On the other hand, there may be many in Christendom who have strings of theological degrees, but nothing in true spirituality and godliness. We must not be like these men. The commendation that matters is from God. Read 1 Corinthians 4:4-5.

THOUGHT: Genuine spirituality or worthless certificates?
PRAYER: Lord, how I long to hear Thy commendation!

Text: 2 Corinthians 3:4-6

The false accusers of Paul were boastful men who were quick to trumpet their own credentials. Their trust is in their strength and intellect. They are men who draw away disciples to themselves and not to Christ. (Acts 20:30)

On the other hand, Paul’s trust is not in the arm of flesh but in His Saviour. He was quick to give all glory to God for the successes in the gospel ministry. Paul wanted the Corinthian Christians to know that this success is not due to himself, nor his intellect, but wholly of God. Salvation is of the Lord. (Jon. 2:9) Paul preached the gospel, but God was the one who wrought salvation to the souls in Corinth by the Holy Spirit. “I have planted, Apollos watered; but God gave the increase.” (1 Cor. 3:6)

In fact, the work of the Lord was often fraught with much stress, danger and pain for the Apostle Paul. He had to face much labour, suffering and persecution, sometimes even to the despairing of his life. (2 Cor. 1:9) It would not have been possible for Paul to endure the ministry if God had not sustained him by His grace.

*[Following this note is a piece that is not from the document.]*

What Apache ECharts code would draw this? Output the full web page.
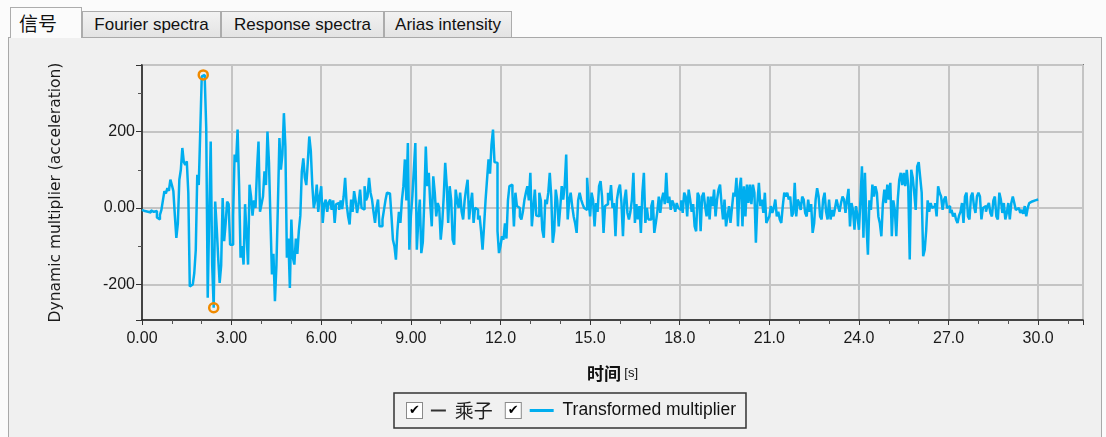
<!DOCTYPE html>
<html>
<head>
<meta charset="utf-8">
<script src="https://cdn.jsdelivr.net/npm/echarts@6/dist/echarts.min.js"></script>
<style>
  html,body{margin:0;padding:0;background:#fbfbfb;width:1106px;height:437px;overflow:hidden;font-family:"Liberation Sans",Arial,sans-serif;}
  #panel{position:absolute;left:8px;top:37px;width:1092px;height:410px;background:#f0f0f0;border:1px solid #a9a9a9;}
  .tab{position:absolute;top:11px;height:26px;border:1px solid #acacac;border-bottom:none;background:linear-gradient(#f2f2f2,#e3e3e3);font-size:17px;line-height:26px;color:#111;text-align:center;box-sizing:border-box;white-space:nowrap;}
  .tab.active{top:7px;height:31px;background:#fbfbfb;font-family:"Noto Sans CJK SC",sans-serif;font-size:19px;line-height:30px;z-index:2;text-align:left;padding-left:8px;}
  #chart{position:absolute;left:0;top:0;width:1106px;height:437px;}
</style>
</head>
<body>
<div id="panel"></div>
<div class="tab active" style="left:10px;width:72px;">信号</div>
<div class="tab" style="left:82px;width:139px;">Fourier spectra</div>
<div class="tab" style="left:221px;width:163px;">Response spectra</div>
<div class="tab" style="left:384px;width:128px;">Arias intensity</div>
<div id="chart"></div>
<script>
// ---- data ----
const dt = 0.05; // sample step in seconds
const accel = [
  // 0 s
  -5,-8,-6,-10,-8,-12,-6,-10,-15,-8,-25,-30,-18,-5,20,44,38,52,45,74,
  // 1 s
  60,44,-20,-78,-40,74,100,157,120,113,122,40,-205,-200,-205,-170,-110,87,60,200,
  // 2 s
  344,348,340,210,-235,-20,174,-150,-261,17,-50,-130,-196,-150,26,-87,-40,17,10,-96,
  // 3 s
  -96,-20,140,120,205,60,-130,-100,-148,10,-70,-148,61,30,-20,20,0,100,174,-10,
  // 4 s
  10,30,96,60,200,120,-30,-174,-120,-244,-150,10,183,100,140,248,160,-130,-80,-209,
  // 5 s
  -30,-130,-148,-80,-120,-60,-20,96,130,80,60,120,187,150,61,0,20,61,-10,30,
  // 6 s
  57,-39,10,22,-10,15,22,-5,20,-39,10,13,-5,20,-3,30,79,10,-22,-43,
  // 7 s
  22,-10,44,20,-13,10,48,0,-4,57,20,30,79,40,22,-10,-39,0,22,-48,
  // 8 s
  -48,-30,-5,20,40,38,40,-20,-83,-100,-135,-60,-10,-39,20,57,127,20,170,-109,
  // 9 s
  -22,30,100,170,-109,-30,22,-118,-90,20,161,57,92,10,-48,83,40,-22,13,0,
  // 10 s
  -83,-40,30,118,60,-39,57,20,-83,-96,48,20,0,40,-10,-30,20,50,74,-30,
  // 11 s
  10,40,-39,0,-4,-30,-20,-60,-109,-48,20,74,127,90,166,205,120,118,-60,-118,
  // 12 s
  -100,-74,-83,-40,-80,20,57,61,40,-48,40,5,0,-22,-30,-10,20,40,57,20,
  // 13 s
  92,-48,0,48,-20,-22,40,20,-57,-78,22,10,40,92,30,-91,-60,48,20,-48,
  // 14 s
  0,57,22,60,140,-30,20,40,5,-22,-40,-65,20,40,22,10,0,-5,79,20,
  // 15 s
  -22,40,20,-48,13,-10,57,70,30,-65,5,10,40,20,60,0,13,-74,22,48,
  // 16 s
  61,13,-74,22,48,-13,-30,-10,22,92,-39,10,-30,5,-65,40,92,-39,0,-30,
  // 17 s
  -30,5,20,-65,-39,-10,30,-13,22,40,10,92,13,30,-5,20,10,-10,13,0,
  // 18 s
  -5,20,-13,40,30,-22,48,22,-10,10,-48,-61,40,30,-61,30,40,5,-22,30,
  // 19 s
  -30,30,5,48,-22,22,48,61,10,-30,22,-48,-22,5,-39,0,40,30,79,-48,
  // 20 s
  50,79,-48,57,-22,61,13,61,10,61,40,-91,13,66,5,22,-13,40,-39,-30,
  // 21 s
  -22,5,-13,0,22,-22,-10,-30,-39,5,40,30,40,22,30,-22,-13,66,-22,22,
  // 22 s
  13,-5,30,22,-13,-22,22,-10,10,-65,-40,22,52,30,-22,-30,22,40,-10,-30,
  // 23 s
  22,-30,-5,-22,0,22,5,-10,13,30,22,-13,22,50,-48,13,-5,-57,5,-20,
  // 24 s
  -57,20,109,-78,92,-40,-122,20,-5,61,30,57,40,-22,-40,-74,10,48,13,61,
  // 25 s
  22,66,-74,20,-5,-74,22,74,92,60,92,57,100,57,-135,100,80,40,-5,109,
  // 26 s
  120,80,40,-126,-110,-60,20,-10,13,0,5,13,-22,57,40,30,-5,22,30,0,
  // 27 s
  5,-13,-5,-22,-13,-30,-39,-20,-10,13,-39,30,40,-22,-30,30,40,5,-13,30,
  // 28 s
  40,30,-30,0,5,-10,5,13,-13,-22,20,30,-22,-30,40,22,-13,13,-30,-13,
  // 29 s
  13,-30,13,30,13,-5,0,-5,-13,-5,-15,5,-22,0,13,17,13,20,17,22,
  // 30 s
  22
];
const seriesNames = ['乘子', 'Transformed multiplier'];
const xTickLabels = {0:'0.00',3:'3.00',6:'6.00',9:'9.00',12:'12.0',15:'15.0',18:'18.0',21:'21.0',24:'24.0',27:'27.0',30:'30.0'};
const yTickLabels = {'-200':'-200','0':'0.00','200':'200'};

const signal = accel.map((v, i) => [Math.round(i * dt * 100) / 100, v]);

const chart = echarts.init(document.getElementById('chart'), null, {renderer: 'canvas'});
const font = '"Liberation Sans", Arial, sans-serif';
chart.setOption({
  backgroundColor: 'transparent',
  animation: false,
  textStyle: {fontFamily: font},
  grid: {left: 142, top: 65, right: 23, bottom: 117, show: true, borderColor: '#1a1a1a', borderWidth: 1.5, backgroundColor: 'transparent'},
  xAxis: {
    type: 'value', min: 0, max: 31.5, interval: 3,
    name: '{a|时间} {b|[s]}', nameLocation: 'middle', nameGap: 45,
    nameTextStyle: {rich: {a: {fontFamily: '"Noto Sans CJK SC", sans-serif', fontSize: 17, color: '#111', fontWeight: 'bold'}, b: {fontSize: 13, color: '#111'}}},
    axisLine: {show: true, onZero: false, lineStyle: {color: '#1a1a1a', width: 1.5}},
    axisTick: {show: true, length: 5, lineStyle: {color: '#333'}},
    minorTick: {show: true, splitNumber: 3, length: 4, lineStyle: {color: '#555'}},
    axisLabel: {fontSize: 16, color: '#1a1a1a', margin: 11, showMaxLabel: false, formatter: v => xTickLabels[v] !== undefined ? xTickLabels[v] : ''},
    splitLine: {show: true, lineStyle: {color: '#c4c4c4', width: 2}}
  },
  yAxis: {
    type: 'value', min: -293, max: 374, splitNumber: 3, minInterval: 200, maxInterval: 200,
    name: 'Dynamic multiplier (acceleration)', nameLocation: 'middle', nameGap: 78, nameRotate: 90,
    nameTextStyle: {fontSize: 15.5, color: '#1a1a1a', fontFamily: '"DejaVu Sans", sans-serif'},
    axisLine: {show: true, onZero: false, lineStyle: {color: '#1a1a1a', width: 1.5}},
    axisTick: {show: true, length: 6, lineStyle: {color: '#333'}},
    minorTick: {show: true, splitNumber: 2, length: 4, lineStyle: {color: '#555'}},
    axisLabel: {fontSize: 16, color: '#1a1a1a', margin: 7, showMinLabel: false, showMaxLabel: false, formatter: v => yTickLabels[String(v)] !== undefined ? yTickLabels[String(v)] : ''},
    splitLine: {show: true, lineStyle: {color: '#c4c4c4', width: 2}}
  },
  legend: {
    left: 394, top: 393,
    padding: [8, 10, 8, 8],
    itemGap: 8, itemWidth: 0, itemHeight: 0, icon: 'none',
    borderColor: '#333', borderWidth: 1.5, backgroundColor: 'transparent',
    selectedMode: false,
    data: seriesNames,
    formatter: name => name === seriesNames[0]
      ? '{cb|✔}  {ln1|}  {cj|' + name + '}'
      : '{cb|✔}  {ln2|}  {t|' + name + '}',
    textStyle: {
      fontSize: 16, color: '#111',
      rich: {
        cb: {width: 15, height: 15, lineHeight: 16, align: 'center', fontSize: 13, color: '#000', fontFamily: '"DejaVu Sans", sans-serif', backgroundColor: '#fff', borderColor: '#8a8a8a', borderWidth: 1},
        ln1: {width: 15, height: 2, backgroundColor: '#333'},
        ln2: {width: 24, height: 3, backgroundColor: '#00aeef'},
        cj: {fontSize: 19, color: '#222', fontFamily: '"Noto Sans CJK SC", sans-serif'},
        t: {fontSize: 17.5, color: '#111', fontFamily: '"Liberation Sans", Arial, sans-serif'}
      }
    }
  },
  series: [
    {name: seriesNames[0], type: 'line', data: [], showSymbol: false, lineStyle: {color: '#333'}, itemStyle: {color: '#333'}},
    {
      name: seriesNames[1], type: 'line', data: signal, step: 'end', showSymbol: false,
      lineStyle: {color: '#00aeef', width: 2.5}, itemStyle: {color: '#00aeef'},
      markPoint: {
        symbol: 'circle', symbolSize: 9,
        itemStyle: {color: 'rgba(0,0,0,0)', borderColor: '#ef8a00', borderWidth: 2.5},
        label: {show: false},
        data: [{type: 'max'}, {type: 'min'}]
      }
    }
  ]
});
</script>
</body>
</html>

It is often easy to let success get into our heads. Instead of acknowledging the Lord, we rely on our own strength to pull us through. Being deceived by our pride, we think that all is well in our life, but everything we do is in vain, for we have failed to give God the glory. No work is acceptable before the Lord if it is not done in Christ, no matter how beautiful it may appear in the eyes of man.

Men who rely on their own strength will find the arduousness of life and service too much for them. Some compromise with worldly methods and philosophies to help them out of their predicament. Others wallow in selfpity in their refusal to turn to God for help. If only they would turn to Christ, they would find in Him their sufficiency. Without Christ we can do nothing. (John 15:5)

THOUGHT: What is your trust in this life?
PRAYER: Lord, may Christ be my trust and refuge.

Text: 2 Corinthians 3:4-6

Unlike his false accusers, Paul’s reliance was wholly upon God. It was God who made him an able and competent minister of the gospel. Paul walked in the Spirit, obeying God and His Word sincerely from the heart out of love for Christ. As a true minister of the new testament, he was a minister of the Spirit (i.e. serving in the power of the Holy Spirit), thus his ministry for the Lord was one full of power and life.

On the other hand, the false accusers had a false show of piety. Externally, they may appear to be “holy” men, but internally, they are devoid of any spirituality and true love for God. Their “ministry” is like that of the Pharisees, with only an external adherence to the law, yet inwardly they are ravening wolves. They are men who draweth nigh to Christ with their mouths, and honoureth Him with their lips, but their hearts are far from Him. (Matt. 15:8) Thus, their “ministry” of the “letter” was one that was dead and lifeless. It is in this sense that Paul says, “the letter killeth, but the spirit giveth life.” (v.6)

“But when the Holy Spirit subdues the heart of an individual, obedience to the law and fulfilling its true intention are evident (see Rom. 2:27-29). Not the letter but the Spirit changes a person’s heart. We distinguish between an external conformity to the law (the letter) and an internal obedience, through the Spirit, to fulfil the express purpose of the law: to have life.” (Kistemaker)

Herein lies a danger, that there may be those who go to church, thinking that by their attendance and outward adherence to religious duties, all is right with their souls. And yet, they may have never trusted in Christ Jesus. Oh may such men through the hearing of the gospel be truly born again of the Word and of the Spirit!

Let our lives not be a show of religious hypocrisy, but one that is lived sincerely and truthfully in the Holy Spirit.

THOUGHT: Why is religious hypocrisy such an abomination to God?
PRAYER: Lord, help me truly to walk in the spirit.